In September 2024, Zelensky came to the United States, and campaigned in Pennsylvania for Kamala Harris, completely oblivious to the possibility that she might lose. While in the United States, he also gave an interview to The New Yorker, making his feelings about Trump and JD Vance clear. Dismissing Trump outright, he claimed, “My feeling is that Trump doesn’t really know how to stop the war, even if he might think he knows how.” He was just as condescending toward Vance, calling him “too radical” and adding, “I don’t take Vance’s words seriously.” He even suggested that Vance needed to be educated by Jewish Americans, claiming they were “a strong power base in the United States.”
Those are hardly the words of a leader capable of navigating peace talks, adapting to shifting political winds, or showing even a trace of gratitude toward the American taxpayers who bankrolled his war. Instead of adjusting, Zelensky doubled down on his arrogance, blind to the fact that the very people he mocked might soon be the ones calling the shots.
Despite his endless missteps, poor political acumen, and habit of backing the wrong horse, Zelensky kept getting last chances.
Shortly after Trump’s inauguration, Treasury Secretary Scott Bessent visited Kiev to discuss financial matters. Zelensky’s response was more arrogance, refusing to agree to an arrangement to at least partly repay America’s colossal expenditures on Ukraine. And let’s not forget: U.S. taxpayers weren’t just funding the war effort. They were covering 90% of Ukraine’s media, paying Ukrainian pensions, and subsidizing their civil service. It wasn’t just about weapons—it was about propping up an entire state.
Zelensky had yet another chance to reset when he met Vance in Munich last week. He failed again. No humility, no recalibration—just the same tired routine.
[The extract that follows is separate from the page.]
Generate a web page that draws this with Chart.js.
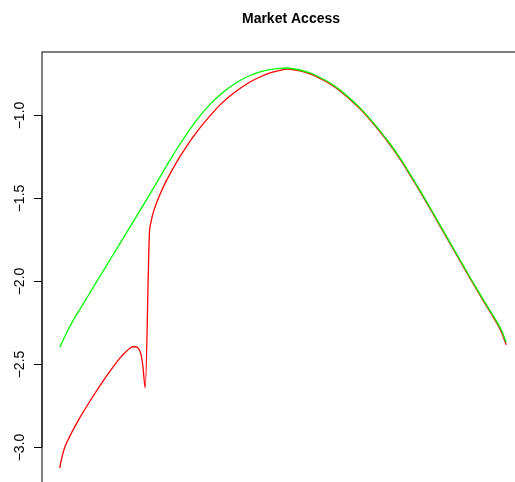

Munich was likely the moment Trump and Vance concluded that as long as Zelensky remained in power, a peace deal was impossible. And how did he respond? By lashing out. Within a day of Munich, he was claiming that Trump “lives in a disinformation space,” only further cementing his own irrelevance.
For years, Zelensky behaved like a spoiled child indulged by weak-willed caretakers. Under Biden, no demand was too excessive, no tantrum too outrageous. When Trump arrived, he never adjusted and never recalibrated. And now the indulgence is over. The adults are back.
Trump made that unmistakable in a post yesterday on Truth Social, calling Zelensky what he is: a dictator. The media, Democrats, and European elites are in hysterics—but the truth is finally out. That which was once unsayable has now been said. For years, Zelensky wrapped himself in the language of democracy while shutting down opposition parties, silencing independent media, and, worst of all, canceling elections outright. That isn’t democracy—it’s dictatorship. The charade is over.